Disney has been slapped with its third credit downgrade this autumn, increasing pressure to sell assets such as its World Series contender, the Angels.

Moody’s yesterday added the third credit humiliation on the entertainment giant by saying its slipping popularity is seriously hurting the bottom line. Moody’s cited the decline in attendance at its theme parks and shrinking viewership and advertising on its ABC TV network, which might hurt profits.

Moody’s cut Disney’s senior unsecured debt rating one notch to “Baa1,” its third lowest investment grade, from “A3.” Two other credit rating agencies, Standard & Poor’s Ratings Services and Fitch Ratings, have downgraded Disney the past two months.

The downgrades mean that Disney will have to pay higher interest for its borrowings. Disney currently is trying to get rid of its $14 billion debt load.

Glenn Eckert, a Moody’s vice president, said Disney’s finances are weak and that Disney chief Michael Eisner may have to sell some of its assets to keep the financial world happy.

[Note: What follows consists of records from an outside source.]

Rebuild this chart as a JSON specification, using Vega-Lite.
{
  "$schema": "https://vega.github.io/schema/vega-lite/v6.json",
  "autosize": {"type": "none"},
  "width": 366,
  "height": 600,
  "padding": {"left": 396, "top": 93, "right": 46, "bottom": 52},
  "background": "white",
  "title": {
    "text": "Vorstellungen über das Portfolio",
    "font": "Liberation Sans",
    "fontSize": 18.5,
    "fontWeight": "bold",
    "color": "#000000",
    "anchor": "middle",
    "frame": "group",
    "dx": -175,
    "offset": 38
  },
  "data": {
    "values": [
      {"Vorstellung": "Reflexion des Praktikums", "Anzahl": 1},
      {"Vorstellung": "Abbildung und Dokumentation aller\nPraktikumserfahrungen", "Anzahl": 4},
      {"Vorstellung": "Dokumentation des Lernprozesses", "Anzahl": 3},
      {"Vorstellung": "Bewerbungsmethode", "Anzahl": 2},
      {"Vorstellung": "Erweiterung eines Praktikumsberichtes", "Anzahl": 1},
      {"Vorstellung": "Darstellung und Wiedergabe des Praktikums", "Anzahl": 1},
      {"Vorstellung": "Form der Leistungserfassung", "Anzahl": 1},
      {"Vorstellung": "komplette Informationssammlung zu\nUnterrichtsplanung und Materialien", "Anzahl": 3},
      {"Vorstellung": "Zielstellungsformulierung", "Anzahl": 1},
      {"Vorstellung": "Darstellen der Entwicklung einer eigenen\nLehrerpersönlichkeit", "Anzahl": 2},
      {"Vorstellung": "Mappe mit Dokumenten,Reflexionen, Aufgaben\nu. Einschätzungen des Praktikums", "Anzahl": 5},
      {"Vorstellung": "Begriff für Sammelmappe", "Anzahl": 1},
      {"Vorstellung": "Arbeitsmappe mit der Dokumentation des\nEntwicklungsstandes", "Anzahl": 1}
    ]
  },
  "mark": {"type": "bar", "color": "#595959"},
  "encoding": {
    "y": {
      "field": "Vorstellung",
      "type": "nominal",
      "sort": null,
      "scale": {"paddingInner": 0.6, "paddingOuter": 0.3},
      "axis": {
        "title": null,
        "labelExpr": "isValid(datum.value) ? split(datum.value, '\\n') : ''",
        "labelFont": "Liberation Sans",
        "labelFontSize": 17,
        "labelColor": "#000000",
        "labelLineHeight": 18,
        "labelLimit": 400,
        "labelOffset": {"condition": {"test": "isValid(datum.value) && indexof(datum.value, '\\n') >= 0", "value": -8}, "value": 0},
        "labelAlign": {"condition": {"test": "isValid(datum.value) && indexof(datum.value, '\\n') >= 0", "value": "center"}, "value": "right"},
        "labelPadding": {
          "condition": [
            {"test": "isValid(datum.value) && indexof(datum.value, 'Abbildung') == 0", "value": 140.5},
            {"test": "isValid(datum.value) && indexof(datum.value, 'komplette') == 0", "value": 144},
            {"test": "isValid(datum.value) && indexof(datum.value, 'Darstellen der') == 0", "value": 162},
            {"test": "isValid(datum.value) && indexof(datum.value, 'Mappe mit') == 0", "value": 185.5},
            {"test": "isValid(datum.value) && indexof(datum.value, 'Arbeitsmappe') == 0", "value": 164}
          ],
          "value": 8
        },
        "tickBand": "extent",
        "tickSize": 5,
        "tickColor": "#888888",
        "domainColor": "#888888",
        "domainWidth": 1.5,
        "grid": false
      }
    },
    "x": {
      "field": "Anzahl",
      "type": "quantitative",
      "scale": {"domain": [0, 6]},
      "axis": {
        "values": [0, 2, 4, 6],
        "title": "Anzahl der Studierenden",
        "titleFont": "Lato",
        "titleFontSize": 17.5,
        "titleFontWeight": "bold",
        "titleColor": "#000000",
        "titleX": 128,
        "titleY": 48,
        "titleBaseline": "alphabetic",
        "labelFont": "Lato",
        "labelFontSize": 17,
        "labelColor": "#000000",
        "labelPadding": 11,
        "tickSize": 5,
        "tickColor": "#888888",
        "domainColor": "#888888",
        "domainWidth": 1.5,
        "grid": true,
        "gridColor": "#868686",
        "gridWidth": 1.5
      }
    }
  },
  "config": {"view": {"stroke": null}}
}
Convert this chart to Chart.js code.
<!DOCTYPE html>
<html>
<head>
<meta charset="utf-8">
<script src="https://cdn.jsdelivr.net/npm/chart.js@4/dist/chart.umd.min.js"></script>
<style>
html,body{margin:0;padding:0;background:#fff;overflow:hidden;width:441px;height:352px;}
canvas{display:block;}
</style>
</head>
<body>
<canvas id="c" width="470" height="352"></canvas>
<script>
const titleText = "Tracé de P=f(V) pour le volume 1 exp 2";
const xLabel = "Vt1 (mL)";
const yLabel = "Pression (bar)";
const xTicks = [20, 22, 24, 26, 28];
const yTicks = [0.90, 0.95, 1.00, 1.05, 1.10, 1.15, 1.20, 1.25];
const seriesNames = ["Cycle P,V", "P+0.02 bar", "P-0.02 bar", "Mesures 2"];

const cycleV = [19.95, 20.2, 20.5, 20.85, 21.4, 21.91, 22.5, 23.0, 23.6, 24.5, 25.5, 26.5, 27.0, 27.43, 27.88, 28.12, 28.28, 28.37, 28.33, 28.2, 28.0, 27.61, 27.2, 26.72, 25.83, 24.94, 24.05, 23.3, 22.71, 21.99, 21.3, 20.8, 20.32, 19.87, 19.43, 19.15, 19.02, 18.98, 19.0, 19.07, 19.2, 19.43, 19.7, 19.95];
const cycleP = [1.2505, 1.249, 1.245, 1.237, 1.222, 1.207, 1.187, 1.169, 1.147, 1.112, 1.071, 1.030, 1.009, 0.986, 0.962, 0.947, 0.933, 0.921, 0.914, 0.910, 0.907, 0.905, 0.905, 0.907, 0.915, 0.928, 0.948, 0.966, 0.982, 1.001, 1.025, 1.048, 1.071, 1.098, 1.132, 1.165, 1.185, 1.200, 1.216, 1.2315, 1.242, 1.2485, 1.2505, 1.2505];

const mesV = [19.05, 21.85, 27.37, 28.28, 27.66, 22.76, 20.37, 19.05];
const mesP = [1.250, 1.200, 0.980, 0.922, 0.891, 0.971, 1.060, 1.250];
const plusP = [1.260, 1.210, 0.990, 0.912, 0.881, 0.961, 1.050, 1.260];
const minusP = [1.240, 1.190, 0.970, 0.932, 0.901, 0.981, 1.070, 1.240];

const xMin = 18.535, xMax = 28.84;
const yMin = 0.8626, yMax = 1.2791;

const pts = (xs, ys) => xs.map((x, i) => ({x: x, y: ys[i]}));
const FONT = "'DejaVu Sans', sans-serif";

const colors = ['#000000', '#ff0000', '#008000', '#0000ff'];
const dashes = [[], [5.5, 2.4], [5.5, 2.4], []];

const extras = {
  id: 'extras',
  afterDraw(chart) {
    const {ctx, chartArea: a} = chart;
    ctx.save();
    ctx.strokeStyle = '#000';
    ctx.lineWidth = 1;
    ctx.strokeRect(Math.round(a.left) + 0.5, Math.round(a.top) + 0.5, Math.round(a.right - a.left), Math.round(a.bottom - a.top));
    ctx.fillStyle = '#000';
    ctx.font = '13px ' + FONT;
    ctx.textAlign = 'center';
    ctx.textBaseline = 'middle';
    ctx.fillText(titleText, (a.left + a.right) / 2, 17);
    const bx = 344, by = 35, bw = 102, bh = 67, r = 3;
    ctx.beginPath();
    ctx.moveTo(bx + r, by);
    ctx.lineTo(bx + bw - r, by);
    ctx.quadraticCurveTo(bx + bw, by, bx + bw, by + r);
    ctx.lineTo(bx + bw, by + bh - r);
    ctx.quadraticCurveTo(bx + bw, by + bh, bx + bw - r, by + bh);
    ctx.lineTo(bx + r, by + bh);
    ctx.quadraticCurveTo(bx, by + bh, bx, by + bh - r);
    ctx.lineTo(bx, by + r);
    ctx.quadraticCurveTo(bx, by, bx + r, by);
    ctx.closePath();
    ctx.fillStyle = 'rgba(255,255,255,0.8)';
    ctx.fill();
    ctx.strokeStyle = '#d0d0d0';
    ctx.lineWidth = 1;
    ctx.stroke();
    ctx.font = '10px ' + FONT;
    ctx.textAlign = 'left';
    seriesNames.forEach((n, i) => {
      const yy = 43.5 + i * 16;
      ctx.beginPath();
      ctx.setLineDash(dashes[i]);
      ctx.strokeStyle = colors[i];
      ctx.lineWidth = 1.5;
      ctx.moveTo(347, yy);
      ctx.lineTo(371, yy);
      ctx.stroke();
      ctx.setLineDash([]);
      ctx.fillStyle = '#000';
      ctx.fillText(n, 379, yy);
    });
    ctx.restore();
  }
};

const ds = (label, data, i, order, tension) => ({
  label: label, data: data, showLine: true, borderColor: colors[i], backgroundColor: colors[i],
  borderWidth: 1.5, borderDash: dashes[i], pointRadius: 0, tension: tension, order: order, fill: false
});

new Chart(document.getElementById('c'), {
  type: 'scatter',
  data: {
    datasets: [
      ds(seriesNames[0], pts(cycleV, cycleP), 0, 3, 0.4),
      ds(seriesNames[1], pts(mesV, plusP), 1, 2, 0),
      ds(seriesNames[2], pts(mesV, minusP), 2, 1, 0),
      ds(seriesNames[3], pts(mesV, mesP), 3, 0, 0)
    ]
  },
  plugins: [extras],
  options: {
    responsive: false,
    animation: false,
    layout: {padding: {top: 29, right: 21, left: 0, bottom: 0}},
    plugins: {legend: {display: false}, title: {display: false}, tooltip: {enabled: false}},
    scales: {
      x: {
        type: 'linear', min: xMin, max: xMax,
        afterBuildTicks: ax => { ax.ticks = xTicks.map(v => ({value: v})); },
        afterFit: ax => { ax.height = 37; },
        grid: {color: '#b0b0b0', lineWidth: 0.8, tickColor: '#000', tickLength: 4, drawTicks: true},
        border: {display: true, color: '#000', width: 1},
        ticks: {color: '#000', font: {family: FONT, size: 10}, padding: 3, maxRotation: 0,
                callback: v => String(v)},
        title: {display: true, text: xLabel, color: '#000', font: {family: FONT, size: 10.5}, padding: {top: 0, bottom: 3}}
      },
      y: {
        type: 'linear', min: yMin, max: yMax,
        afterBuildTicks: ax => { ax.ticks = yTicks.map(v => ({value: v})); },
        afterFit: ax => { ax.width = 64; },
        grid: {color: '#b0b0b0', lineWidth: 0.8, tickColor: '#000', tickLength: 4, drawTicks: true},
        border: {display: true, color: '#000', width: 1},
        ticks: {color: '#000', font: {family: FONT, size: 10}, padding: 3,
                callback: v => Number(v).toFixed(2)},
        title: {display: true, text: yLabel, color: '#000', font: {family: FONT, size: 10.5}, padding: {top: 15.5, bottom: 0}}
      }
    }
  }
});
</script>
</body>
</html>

Eckert said Eisner is always studying what assets he may have to sell and that “if the economy or the travel environment is shocked again, Disney may need to sell assets and undergo more aggressive cost cutting.”

Eckert said Disney has a strong brand inventory and movie library, and an “enviable collection of trademarks, especially in children’s entertainment.”

Disney shares closed unchanged yesterday at $16.75. They’ve fallen 19 percent this year.

Some analysts aren’t surprised by the latest downgrade.

Chris Dixon of UBS Warburg said Disney got in deep debt from its $5.2 billion purchase of the Fox Family Channel.